The discipline comes from building these as templates once, then letting them run systematically. No manual monitoring, no wondering what to do when issues arise. The workflow handles 90% of situations automatically while flagging the 10% that need human intervention.

The reality check: who shouldn't build elaborate monthly giving operations

Not every nonprofit should invest in complex monthly giving infrastructure. If you have fewer than 100 monthly donors and aren't actively investing in acquisition, elaborate automation workflows won't magically grow your program. Start with basic email acknowledgments and quarterly impact reports until you hit critical mass.

Organizations without dedicated database management shouldn't attempt complex automation. Bad data plus automation equals automated disasters. One nonprofit accidentally sent upgrade asks to donors who'd already cancelled because their database didn't sync properly. Clean up your data infrastructure before building elaborate workflows.

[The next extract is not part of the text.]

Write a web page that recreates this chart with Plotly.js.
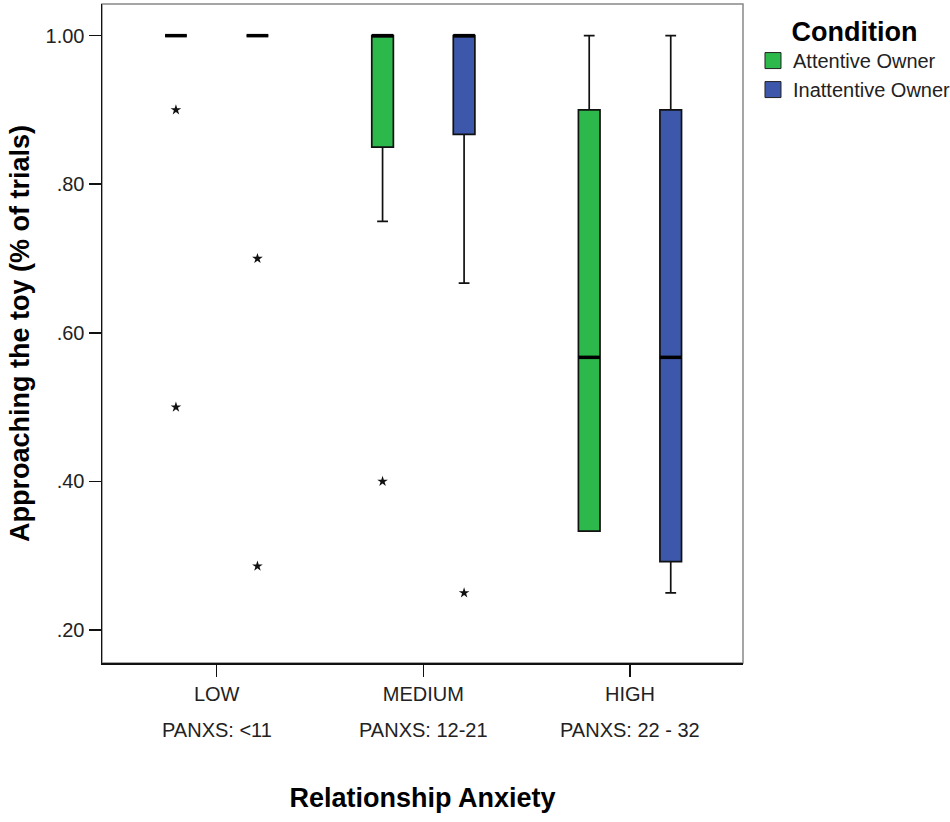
<!DOCTYPE html>
<html>
<head>
<meta charset="utf-8">
<script src="https://cdn.plot.ly/plotly-3.0.1.min.js"></script>
<style>
  html, body { margin: 0; padding: 0; background: #fff; }
  #chart { width: 950px; height: 822px; }
</style>
</head>
<body>
<div id="chart"></div>
<script>
// anxiety groups and their PANXS ranges
var groups = ['LOW', 'MEDIUM', 'HIGH'];
var panxsRanges = ['PANXS: <11', 'PANXS: 12-21', 'PANXS: 22 - 32'];

// box stats per condition (proportion of trials)
var attentiveQ1 = [1.00, 0.85, 0.333];
var attentiveMedian = [1.00, 1.00, 0.567];
var attentiveQ3 = [1.00, 1.00, 0.90];
var attentiveLow = [1.00, 0.75, 0.333];
var attentiveHigh = [1.00, 1.00, 1.00];
var attentiveOutliers = [[0.90, 0.50], [0.40], []];

var inattentiveQ1 = [1.00, 0.867, 0.292];
var inattentiveMedian = [1.00, 1.00, 0.567];
var inattentiveQ3 = [1.00, 1.00, 0.90];
var inattentiveLow = [1.00, 0.667, 0.25];
var inattentiveHigh = [1.00, 1.00, 1.00];
var inattentiveOutliers = [[0.70, 0.286], [0.25], []];

var font = 'Liberation Sans, Arial, sans-serif';
var green = '#2db84b';
var blue = '#3d58aa';

// layout of the grouped boxes
var boxGap = 0.211;
var boxGroupGap = 0.735;
var offset = 0.25 * (1 - boxGap);
var xRange = [-0.555, 2.547];

function boxTrace(name, color, q1, med, q3, lo, hi, outl) {
    return {
        type: 'box',
        name: name,
        x: groups,
        y: outl,
        q1: q1,
        median: med,
        q3: q3,
        lowerfence: lo,
        upperfence: hi,
        boxpoints: 'outliers',
        pointpos: 0,
        jitter: 0,
        fillcolor: color,
        line: {color: '#111', width: 1.7},
        whiskerwidth: 0.5,
        marker: {symbol: 'star', size: 8, color: '#111', line: {width: 0}},
        showlegend: false,
        hoverinfo: 'skip'
    };
}

// thick SPSS style median bars, drawn on an overlaid numeric axis
// (line-ew draws 1.4 x size wide)
function medianTrace(med, shift) {
    return {
        type: 'scatter',
        mode: 'markers',
        xaxis: 'x2',
        x: med.map(function(v, i) { return i + shift; }),
        y: med,
        marker: {symbol: 'line-ew', size: 15.5, line: {color: '#000', width: 3.5}},
        showlegend: false,
        hoverinfo: 'skip'
    };
}

function legendTrace(name, color) {
    return {
        type: 'scatter',
        mode: 'markers',
        x: [null],
        y: [null],
        name: name,
        marker: {symbol: 'square', size: 16, color: color, line: {color: '#222', width: 1}}
    };
}

var data = [
    boxTrace('Attentive Owner', green, attentiveQ1, attentiveMedian, attentiveQ3, attentiveLow, attentiveHigh, attentiveOutliers),
    boxTrace('Inattentive Owner', blue, inattentiveQ1, inattentiveMedian, inattentiveQ3, inattentiveLow, inattentiveHigh, inattentiveOutliers),
    medianTrace(attentiveMedian, -offset),
    medianTrace(inattentiveMedian, offset),
    legendTrace('Attentive Owner', green),
    legendTrace('Inattentive Owner', blue)
];

var annotations = panxsRanges.map(function(t, i) {
    return {
        x: groups[i],
        xref: 'x',
        y: -0.102,
        yref: 'paper',
        yanchor: 'middle',
        text: t.replace('<', '&lt;'),
        showarrow: false,
        font: {family: font, size: 20, color: '#222'}
    };
});

var layout = {
    width: 950,
    height: 822,
    margin: {l: 102, r: 207, t: 3.5, b: 159, autoexpand: false},
    paper_bgcolor: '#fff',
    plot_bgcolor: '#fff',
    font: {family: font, color: '#222'},
    boxmode: 'group',
    boxgap: boxGap,
    boxgroupgap: boxGroupGap,
    xaxis: {
        type: 'category',
        range: xRange,
        showline: true,
        linecolor: '#111',
        linewidth: 1.5,
        ticks: 'outside',
        ticklen: 12,
        tickcolor: '#111',
        tickwidth: 1.5,
        showgrid: false,
        zeroline: false,
        tickfont: {family: font, size: 20, color: '#222'},
        title: {
            text: 'Relationship Anxiety',
            font: {family: font, size: 27, color: '#000', weight: 'bold'},
            standoff: 84
        }
    },
    xaxis2: {
        overlaying: 'x',
        range: xRange,
        visible: false
    },
    yaxis: {
        range: [0.1556, 1.0426],
        tickvals: [0.2, 0.4, 0.6, 0.8, 1.0],
        ticktext: ['.20', '.40', '.60', '.80', '1.00'],
        showline: true,
        linecolor: '#111',
        linewidth: 1.5,
        ticks: 'outside',
        ticklen: 12,
        tickcolor: '#111',
        tickwidth: 1.5,
        showgrid: false,
        zeroline: false,
        tickfont: {family: font, size: 20, color: '#222'},
        title: {
            text: 'Approaching the toy (% of trials)',
            font: {family: font, size: 27, color: '#000', weight: 'bold'},
            standoff: 8
        }
    },
    shapes: [{
        type: 'rect',
        xref: 'paper', yref: 'paper',
        x0: 0, x1: 1, y0: 0, y1: 1,
        line: {color: '#888', width: 1.5},
        layer: 'below'
    }],
    annotations: annotations,
    legend: {
        x: 1.0156,
        xanchor: 'left',
        y: 0.997,
        yanchor: 'top',
        bgcolor: 'rgba(0,0,0,0)',
        font: {family: font, size: 20, color: '#222'},
        tracegroupgap: 0,
        title: {
            text: 'Condition',
            side: 'top center',
            font: {family: font, size: 27, color: '#000', weight: 'bold'}
        }
    }
};

Plotly.newPlot('chart', data, layout, {displayModeBar: false, staticPlot: true});
</script>
</body>
</html>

If your leadership doesn't understand subscription revenue economics, pause before building. Monthly giving programs require patience—acquisition costs are higher, initial amounts are lower, but lifetime value exceeds one-time donors by 3-5x. Leadership pushing for immediate returns will undermine the program before it matures.

Small teams without technical capacity should start simple. Use your donation platform's built-in recurring features, create template emails for common situations, and track basic metrics in a spreadsheet. Perfect manual processes first, then automate what works. Trying to build complex automation without proven processes wastes resources and creates operational chaos.

Scaling a monthly giving program isn't about finding the perfect ask or magical messaging. It's about building operational infrastructure that systematically onboards, engages, upgrades, and retains donors at scale. The nonprofits growing from 200 to 2,000 monthly donors understand this fundamental truth: sustainable recurring revenue requires sustainable operational systems.